2016 yılında yazdığım bir yazıda “Madem erkek yazar ve yönetmenler daha çok hemcinslerini yazıp anlatabiliyor, filmlerine iliştirdikleri kadın karakterler de ‘olmasaydı daha iyiydi’ dedirtiyor, bize kadın senarist ve yönetmenler lazım” gibi bir ifade kullanarak yeni üç filmden ve onların yönetmenlerinden söz etmişim. “Ana Yurdu” (Senem Tüzen), “Toz Bezi” (Ahu Öztürk) ve “Kasap Havası” (Çiğdem Sezgin).
Başrolleri Şenay Gürler ile İnanç Konukçu’nun paylaştığı “Kasap Havası” terzi Leyla’nın kendisinden hayli genç taksici Ahmet ile yaşadığı, o dar çevrede hayat hakkı tanınması zor aşk çerçevesinde bir kadının erkek egemen toplumun yargıları, kuralları, dayatmaları karşısındaki sıkışmışlığını anlatıyordu. Sadece odağında kadın olan hikâye değil belli bir yaş üstü kadın karakter de sinemamızda nadir bulunan bir şey olduğu için ayrı bir yeri vardır “Kasap Havası”nın bende. Bu nedenle de Çiğdem Sezgin’in yeni filmi “Suna”yı merakla bekliyordum. Seyir Derneği tarafından düzenlenen Uluslararası Ayvalık Film Festivali’nde görme fırsatı buldum. Film Adana Altın Koza Film Festivali’nden Seyirci Ödülü alıp ayağının tozuyla Ayvalık’a gelmişti.

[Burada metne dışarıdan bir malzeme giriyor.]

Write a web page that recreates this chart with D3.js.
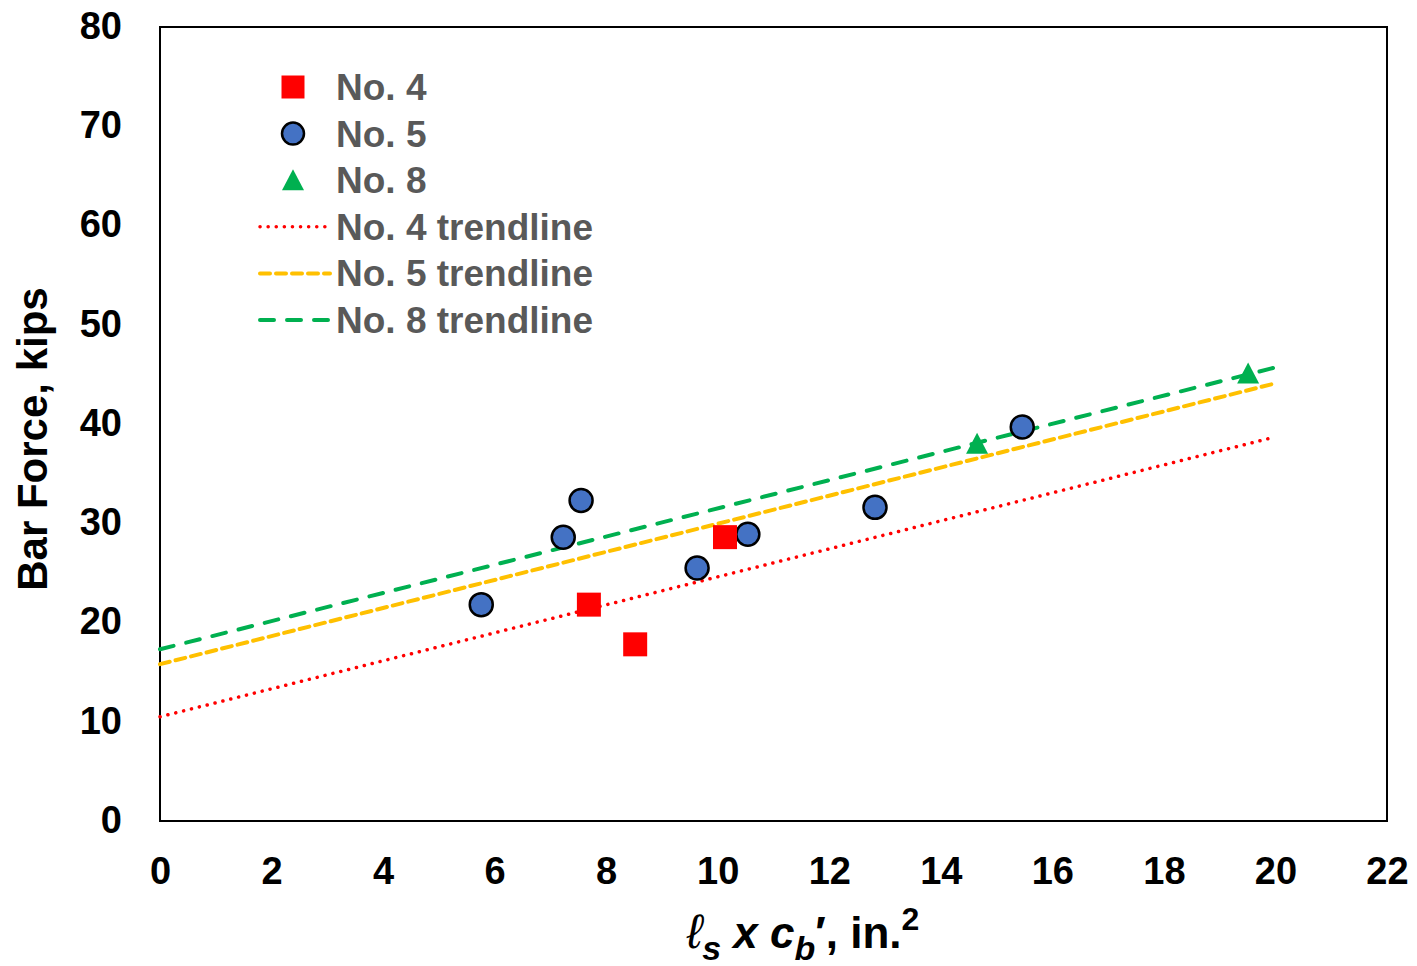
<!DOCTYPE html>
<html>
<head>
<meta charset="utf-8">
<script src="https://cdn.jsdelivr.net/npm/d3@7"></script>
<style>
  body { margin: 0; background: #fff; }
  svg { display: block; font-family: "Liberation Sans", Arial, sans-serif; font-weight: bold; }
</style>
</head>
<body>
<svg id="chart" width="1417" height="966"></svg>
<script>
// values
const no4X = [7.69, 8.52, 10.13];
const no4Y = [21.8, 17.8, 28.6];
const no5X = [5.76, 7.23, 7.55, 9.63, 10.54, 12.82, 15.46];
const no5Y = [21.8, 28.6, 32.3, 25.5, 28.9, 31.6, 39.7];
const no8X = [14.65, 19.51];
const no8Y = [38.0, 45.1];

// trendline ends at x = 0 and x = 20
const trendX = [0, 20];
const trend4Y = [10.5, 38.7];
const trend5Y = [15.8, 44.1];
const trend8Y = [17.3, 45.7];

const xTicks = [0, 2, 4, 6, 8, 10, 12, 14, 16, 18, 20, 22];
const yTicks = [0, 10, 20, 30, 40, 50, 60, 70, 80];

const RED = "#ff0000", BLUE = "#4472c4", GREEN = "#00b050", ORANGE = "#ffc000";

const svg = d3.select("#chart");
const plot = { left: 160, right: 1387, top: 27, bottom: 821 };

const x = d3.scaleLinear().domain([0, 22]).range([plot.left, plot.right]);
const y = d3.scaleLinear().domain([0, 80]).range([plot.bottom, plot.top]);

// frame
svg.append("rect")
  .attr("x", plot.left).attr("y", plot.top)
  .attr("width", plot.right - plot.left).attr("height", plot.bottom - plot.top)
  .attr("fill", "none").attr("stroke", "#000").attr("stroke-width", 2);

// axes, labels only
const xAxis = svg.append("g")
  .attr("transform", `translate(0,${plot.bottom})`)
  .call(d3.axisBottom(x).tickValues(xTicks).tickSize(0).tickPadding(38));
const yAxis = svg.append("g")
  .attr("transform", `translate(${plot.left},0)`)
  .call(d3.axisLeft(y).tickValues(yTicks).tickSize(0).tickPadding(38));
[xAxis, yAxis].forEach(g => {
  g.select(".domain").remove();
  g.selectAll("text")
    .attr("font-family", "Liberation Sans, Arial, sans-serif")
    .attr("font-weight", "bold")
    .attr("font-size", 38)
    .attr("fill", "#000");
});
xAxis.selectAll("text").attr("dy", "0.71em").attr("y", 36);
yAxis.selectAll("text").attr("dy", "0.3em");

// trendlines
const trends = [
  { ys: trend4Y, color: RED, dash: "0.1 8", width: 3.5, cap: "round" },
  { ys: trend5Y, color: ORANGE, dash: "10 6", width: 4, cap: "round" },
  { ys: trend8Y, color: GREEN, dash: "14 13", width: 4, cap: "round" }
];
const line = d3.line().x(d => x(d[0])).y(d => y(d[1]));
trends.forEach(t => {
  svg.append("path")
    .datum(trendX.map((v, i) => [v, t.ys[i]]))
    .attr("d", line)
    .attr("fill", "none")
    .attr("stroke", t.color)
    .attr("stroke-width", t.width)
    .attr("stroke-dasharray", t.dash)
    .attr("stroke-linecap", t.cap);
});

// markers
const sq = d3.symbol().type(d3.symbolSquare).size(576);
const triPath = "M0,-11L11,10L-11,10Z";

svg.append("g").selectAll("circle")
  .data(no5X.map((v, i) => [v, no5Y[i]]))
  .join("circle")
  .attr("cx", d => x(d[0])).attr("cy", d => y(d[1]))
  .attr("r", 11.5).attr("fill", BLUE).attr("stroke", "#000").attr("stroke-width", 2.5);

svg.append("g").selectAll("path")
  .data(no4X.map((v, i) => [v, no4Y[i]]))
  .join("path")
  .attr("d", sq)
  .attr("transform", d => `translate(${x(d[0])},${y(d[1])})`)
  .attr("fill", RED);

svg.append("g").selectAll("path")
  .data(no8X.map((v, i) => [v, no8Y[i]]))
  .join("path")
  .attr("d", triPath)
  .attr("transform", d => `translate(${x(d[0])},${y(d[1])})`)
  .attr("fill", GREEN);

// legend
const legendItems = [
  { label: "No. 4", kind: "square" },
  { label: "No. 5", kind: "circle" },
  { label: "No. 8", kind: "triangle" },
  { label: "No. 4 trendline", kind: "line", t: trends[0] },
  { label: "No. 5 trendline", kind: "line", t: trends[1] },
  { label: "No. 8 trendline", kind: "line", t: trends[2] }
];
const legend = svg.append("g");
legendItems.forEach((item, i) => {
  const cy = 87 + i * 46.6;
  const g = legend.append("g").attr("transform", `translate(0,${cy})`);
  if (item.kind === "square") {
    g.append("path").attr("d", d3.symbol().type(d3.symbolSquare).size(529)).attr("transform", "translate(293,0)").attr("fill", RED);
  } else if (item.kind === "circle") {
    g.append("circle").attr("cx", 293).attr("r", 11).attr("fill", BLUE).attr("stroke", "#000").attr("stroke-width", 2.5);
  } else if (item.kind === "triangle") {
    g.append("path").attr("d", triPath).attr("transform", "translate(293,0)").attr("fill", GREEN);
  } else {
    g.append("line").attr("x1", 260).attr("x2", 330)
      .attr("stroke", item.t.color).attr("stroke-width", item.t.width)
      .attr("stroke-dasharray", item.t.dash).attr("stroke-linecap", item.t.cap);
  }
  g.append("text").attr("x", 336).attr("dy", "0.35em")
    .attr("font-size", 37).attr("fill", "#595959").text(item.label);
});

// axis titles
svg.append("text")
  .attr("transform", "translate(47,439) rotate(-90)")
  .attr("text-anchor", "middle")
  .attr("font-size", 42).attr("fill", "#000")
  .text("Bar Force, kips");

const xt = svg.append("text")
  .attr("x", 803).attr("y", 948)
  .attr("text-anchor", "middle")
  .attr("font-size", 44).attr("fill", "#000");
xt.append("tspan").attr("font-style", "italic").attr("font-weight", "normal").attr("font-size", 48).text("ℓ");
xt.append("tspan").attr("font-style", "italic").attr("font-size", 34).attr("dy", 12).text("s");
xt.append("tspan").attr("font-style", "italic").attr("dy", -12).text(" x c");
xt.append("tspan").attr("font-style", "italic").attr("font-size", 34).attr("dy", 12).text("b");
xt.append("tspan").attr("dy", -12).text("′, in.");
xt.append("tspan").attr("font-size", 32).attr("dy", -18).text("2");
</script>
</body>
</html>
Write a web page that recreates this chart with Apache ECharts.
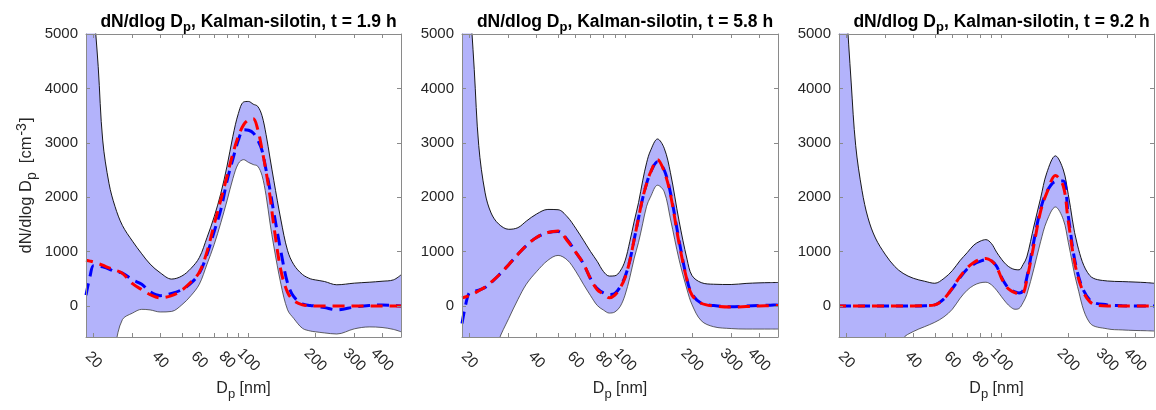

Filme adını veren Suna da sinemamızda anlatılmasına pek alışık olmadığımız bir kadın karakter. Elli yaşlarında, başını sokacak bir evi yok, akrabalarının ya da eşin dostun yanında kalıyor, geçimini evlere temizliğe giderek ve hastabakıcılık yağarak sağlıyor. Sonunda kendisine bulunan kocayla evlenmek herkes için en uygun çözüm gibi görünüyor ve karısını kaybetmiş, kendisinden hayli yaşlı Veysel ile imam nikâhı kıyıyor Suna. Veysel’in bir kızı var ve resmi nikâhı erteleyip duruyor, miras kaygısından. Suna İstanbul’dan ayrılıp Veysel’in ıssız köyünde yaşamayı, onun her türlü ihtiyacını görmeyi kabul ediyor da işin ucunda yatağı paylaşmak da var, o zor geliyor. “İstemiyorum” koca nezdinde geçerli bir sebep değil, “Seni neden besliyorum o zaman?” sorusuna varıyor işin ucu. Suna da bütün çaresizliğine, çıkışsızlığına rağmen boyun eğip oturacak, kendisine denileni yapacak bir kadın değil. Kendisine ufak nefes alma alanları yaratmaya çalışıyor ama ekonomik olarak özgür değilsen hiçbir alanda olamıyorsun.
Bir kez daha kamerasını görmezden gelinen bir karakterin anlatılmayan hikâyesine son derece gerçekçi şekilde çevirmiş Çiğdem Sezgin. Suna’yı oynayan Nurcan Eren müthiş bir sinema yüzü ve az değerlendirilmiş bir yetenek. Kendisi şahane de bir şarkıcıdır, Sezen Aksu’nun vokalisti olarak yıllarca izledik sahnede. Suna bu kadar sahici bir kadınsa onun payı büyük. Veysel’de usta oyuncu Tarık Pabuççuoğlu’nu izliyoruz, o da kendine ait çaresizlikleri olan bir karakter. Suna’nın yanında nefes aldığı ve muhtemelen değerli hissettiği bir kişi var; Fırat Tanış’ın oynadığı bir sinema yazarı. Ara sıra kaçıp gittiği kafe -barın işletmecisi ise 30 yaş üstü kadınları çerez tabağının tercih edilmeyen sarı leblebilerine benzeten bir adam- ki onu da Erdem Akakçe oynuyor.
“Suna” iyi oyuncu kadrosu, 2019’da kaybettiğimiz sinema yazarı Cüneyt Cebenoyan’a adanmış katmanlı senaryosu, izleyicinin içini de Suna kadar sıkan atmosferi ve yaşayan karakterleriyle benim için Ayvalık Film Festivali’nin sürprizlerinden biri oldu. Sonrasında Armağan Çağlayan’ın yönettiği, Çiğdem Sezgin ile Nurcan Eren’in katıldığı bir de söyleşi yapıldı, Türkiye’de kadın olmak, özgür olmak ve boyun eğmemek üzerine. Sinemanın Ayvalık’ın her taşına sindiği bir haftaya daha veda ettik böylece. Uzun ömürlü olması, büyüyerek yıllar yılı devam etmesi dileğiyle.